**CHALLENGE**
The line containing "const ref = useRef<HTMLDivElement>(null);" marks the end: extract everything from the first line of the data through that line, exactly, with no pictures.

**SOURCE DATA**
#####

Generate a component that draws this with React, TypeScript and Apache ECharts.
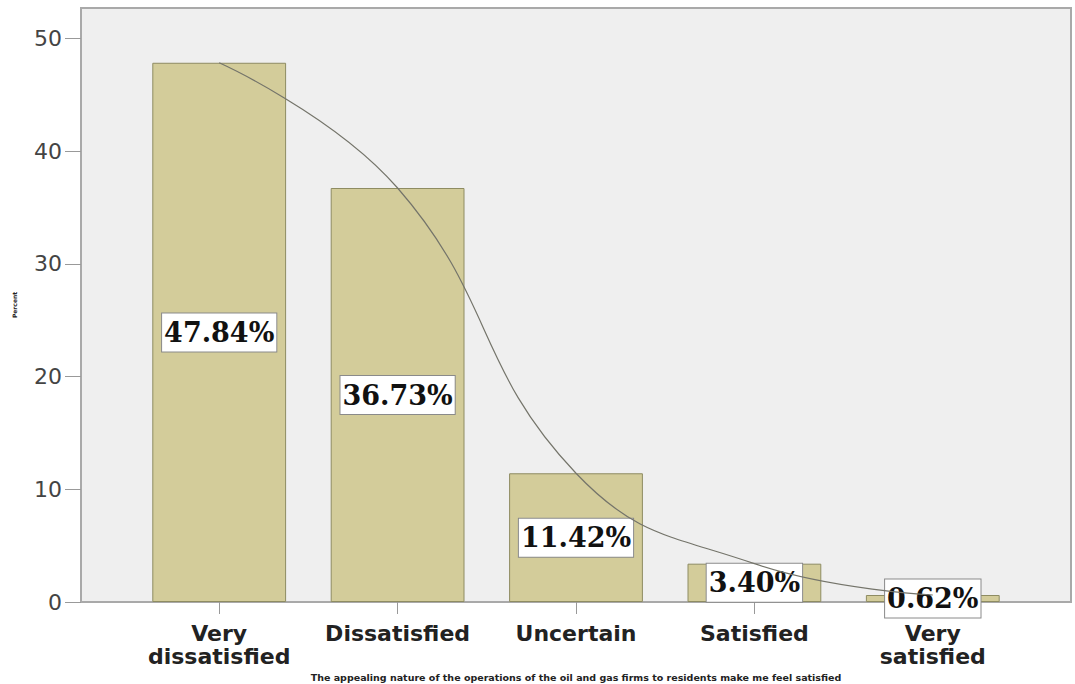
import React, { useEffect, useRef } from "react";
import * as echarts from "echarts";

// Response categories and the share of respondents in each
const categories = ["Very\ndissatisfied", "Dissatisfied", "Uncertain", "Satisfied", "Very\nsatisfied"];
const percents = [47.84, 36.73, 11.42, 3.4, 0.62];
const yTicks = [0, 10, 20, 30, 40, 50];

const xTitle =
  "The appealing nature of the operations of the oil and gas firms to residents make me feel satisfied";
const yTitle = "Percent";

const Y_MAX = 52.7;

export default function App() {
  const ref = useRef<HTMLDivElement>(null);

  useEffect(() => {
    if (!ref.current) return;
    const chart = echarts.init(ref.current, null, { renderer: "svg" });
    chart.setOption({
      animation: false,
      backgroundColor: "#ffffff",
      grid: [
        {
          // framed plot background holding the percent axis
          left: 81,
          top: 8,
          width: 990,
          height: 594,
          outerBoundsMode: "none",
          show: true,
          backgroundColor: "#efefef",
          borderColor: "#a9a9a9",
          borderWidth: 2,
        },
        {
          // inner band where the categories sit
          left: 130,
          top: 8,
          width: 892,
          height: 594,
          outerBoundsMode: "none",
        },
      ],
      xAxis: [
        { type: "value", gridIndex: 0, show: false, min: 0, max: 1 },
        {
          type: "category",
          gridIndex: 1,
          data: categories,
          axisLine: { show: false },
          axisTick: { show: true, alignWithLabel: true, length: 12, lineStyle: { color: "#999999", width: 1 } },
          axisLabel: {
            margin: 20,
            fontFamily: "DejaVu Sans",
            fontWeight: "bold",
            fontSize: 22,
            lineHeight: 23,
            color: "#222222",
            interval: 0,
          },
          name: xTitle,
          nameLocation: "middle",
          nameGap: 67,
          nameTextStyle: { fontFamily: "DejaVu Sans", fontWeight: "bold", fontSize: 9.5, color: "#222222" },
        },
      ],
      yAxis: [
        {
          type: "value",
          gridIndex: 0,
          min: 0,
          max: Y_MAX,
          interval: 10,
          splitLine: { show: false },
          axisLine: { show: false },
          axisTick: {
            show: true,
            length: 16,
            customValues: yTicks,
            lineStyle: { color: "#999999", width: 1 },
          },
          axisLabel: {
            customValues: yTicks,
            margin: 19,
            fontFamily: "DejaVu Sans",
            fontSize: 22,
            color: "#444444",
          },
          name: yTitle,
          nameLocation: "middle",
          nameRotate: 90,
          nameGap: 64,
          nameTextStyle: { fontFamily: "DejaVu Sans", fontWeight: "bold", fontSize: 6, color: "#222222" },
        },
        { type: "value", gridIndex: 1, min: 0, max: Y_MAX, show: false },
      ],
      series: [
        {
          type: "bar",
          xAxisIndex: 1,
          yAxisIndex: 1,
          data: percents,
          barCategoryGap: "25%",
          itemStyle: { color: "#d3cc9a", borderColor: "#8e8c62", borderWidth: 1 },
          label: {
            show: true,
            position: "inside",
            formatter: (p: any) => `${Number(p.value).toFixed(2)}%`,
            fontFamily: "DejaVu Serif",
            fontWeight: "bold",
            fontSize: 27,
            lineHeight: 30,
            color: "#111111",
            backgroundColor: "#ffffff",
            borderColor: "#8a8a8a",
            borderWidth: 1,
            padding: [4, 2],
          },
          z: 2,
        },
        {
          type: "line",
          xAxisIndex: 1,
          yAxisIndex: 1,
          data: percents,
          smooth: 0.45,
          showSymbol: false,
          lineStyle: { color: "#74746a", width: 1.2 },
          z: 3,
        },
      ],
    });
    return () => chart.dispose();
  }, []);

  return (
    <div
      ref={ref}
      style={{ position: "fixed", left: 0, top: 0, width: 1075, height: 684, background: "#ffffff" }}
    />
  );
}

#####

**RESULT OF THIS EXERCISE**
Generate a component that draws this with React, TypeScript and Apache ECharts.
import React, { useEffect, useRef } from "react";
import * as echarts from "echarts";

// Response categories and the share of respondents in each
const categories = ["Very\ndissatisfied", "Dissatisfied", "Uncertain", "Satisfied", "Very\nsatisfied"];
const percents = [47.84, 36.73, 11.42, 3.4, 0.62];
const yTicks = [0, 10, 20, 30, 40, 50];

const xTitle =
  "The appealing nature of the operations of the oil and gas firms to residents make me feel satisfied";
const yTitle = "Percent";

const Y_MAX = 52.7;

export default function App() {
  const ref = useRef<HTMLDivElement>(null);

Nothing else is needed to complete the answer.